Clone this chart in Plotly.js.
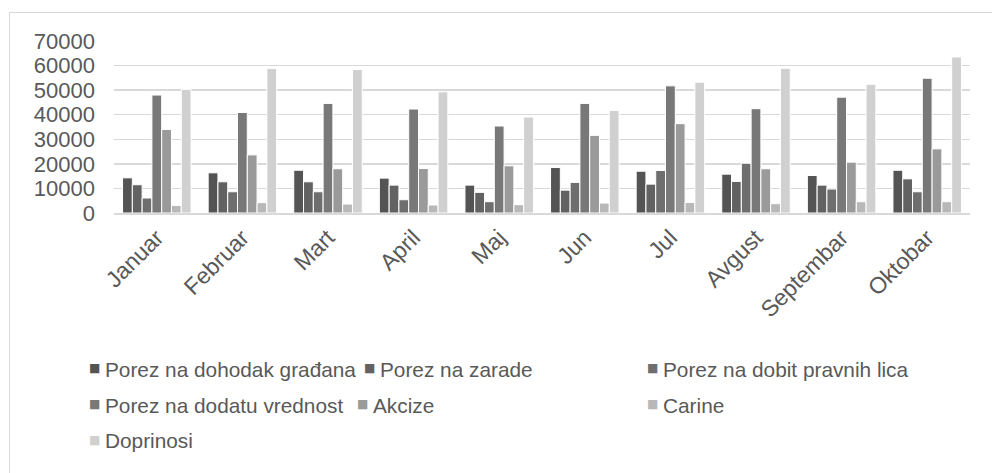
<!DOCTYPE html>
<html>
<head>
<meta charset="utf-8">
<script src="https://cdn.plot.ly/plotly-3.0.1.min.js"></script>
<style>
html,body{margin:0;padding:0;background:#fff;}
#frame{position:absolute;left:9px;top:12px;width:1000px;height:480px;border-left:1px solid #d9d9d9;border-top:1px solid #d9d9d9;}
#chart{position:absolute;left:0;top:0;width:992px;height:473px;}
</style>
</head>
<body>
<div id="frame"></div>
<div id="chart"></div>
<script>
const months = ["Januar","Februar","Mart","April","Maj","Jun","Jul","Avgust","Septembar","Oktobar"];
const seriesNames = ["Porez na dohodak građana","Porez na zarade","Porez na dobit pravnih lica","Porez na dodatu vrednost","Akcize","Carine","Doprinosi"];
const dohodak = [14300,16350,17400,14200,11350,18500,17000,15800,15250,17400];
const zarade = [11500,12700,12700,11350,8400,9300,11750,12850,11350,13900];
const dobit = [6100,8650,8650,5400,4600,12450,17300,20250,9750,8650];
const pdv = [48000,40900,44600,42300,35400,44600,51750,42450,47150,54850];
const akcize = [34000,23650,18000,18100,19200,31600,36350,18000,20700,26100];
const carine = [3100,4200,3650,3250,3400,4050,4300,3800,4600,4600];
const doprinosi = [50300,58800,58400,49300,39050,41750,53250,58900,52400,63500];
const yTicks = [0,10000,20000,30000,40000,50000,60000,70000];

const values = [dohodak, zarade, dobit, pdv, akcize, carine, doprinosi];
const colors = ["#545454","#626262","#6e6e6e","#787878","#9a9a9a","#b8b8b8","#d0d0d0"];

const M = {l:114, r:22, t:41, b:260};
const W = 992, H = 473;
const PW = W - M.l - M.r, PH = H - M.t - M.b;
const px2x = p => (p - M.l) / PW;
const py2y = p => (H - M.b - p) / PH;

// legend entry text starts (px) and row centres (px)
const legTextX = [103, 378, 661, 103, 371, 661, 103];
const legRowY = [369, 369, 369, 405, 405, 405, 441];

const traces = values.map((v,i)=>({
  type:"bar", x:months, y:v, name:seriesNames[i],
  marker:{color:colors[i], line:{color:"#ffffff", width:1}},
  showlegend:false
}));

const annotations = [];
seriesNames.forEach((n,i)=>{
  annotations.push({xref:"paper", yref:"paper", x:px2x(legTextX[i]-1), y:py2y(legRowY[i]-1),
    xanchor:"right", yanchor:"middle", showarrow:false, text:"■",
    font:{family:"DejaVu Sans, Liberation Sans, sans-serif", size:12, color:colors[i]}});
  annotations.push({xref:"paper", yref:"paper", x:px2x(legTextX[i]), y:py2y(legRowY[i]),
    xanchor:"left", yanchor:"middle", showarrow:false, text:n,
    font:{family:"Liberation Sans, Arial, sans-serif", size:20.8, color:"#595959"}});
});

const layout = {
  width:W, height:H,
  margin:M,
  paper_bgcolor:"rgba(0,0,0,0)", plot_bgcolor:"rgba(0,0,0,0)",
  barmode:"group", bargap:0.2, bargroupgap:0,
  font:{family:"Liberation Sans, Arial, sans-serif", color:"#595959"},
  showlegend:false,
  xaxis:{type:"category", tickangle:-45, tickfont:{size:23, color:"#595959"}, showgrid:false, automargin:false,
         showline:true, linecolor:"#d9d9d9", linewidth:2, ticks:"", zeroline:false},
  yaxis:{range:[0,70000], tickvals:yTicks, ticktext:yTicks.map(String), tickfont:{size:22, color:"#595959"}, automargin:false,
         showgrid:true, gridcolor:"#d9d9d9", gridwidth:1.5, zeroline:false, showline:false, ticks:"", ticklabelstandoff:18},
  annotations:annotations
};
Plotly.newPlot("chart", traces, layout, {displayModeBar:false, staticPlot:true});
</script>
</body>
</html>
□ □ □ □ □ □ □
> _Short exercise_
Pick out the lines that have the word "chart". Copy them all.

> _Solved exercise_
Clone this chart in Plotly.js.
#chart{position:absolute;left:0;top:0;width:992px;height:473px;}
<div id="chart"></div>
Plotly.newPlot("chart", traces, layout, {displayModeBar:false, staticPlot:true});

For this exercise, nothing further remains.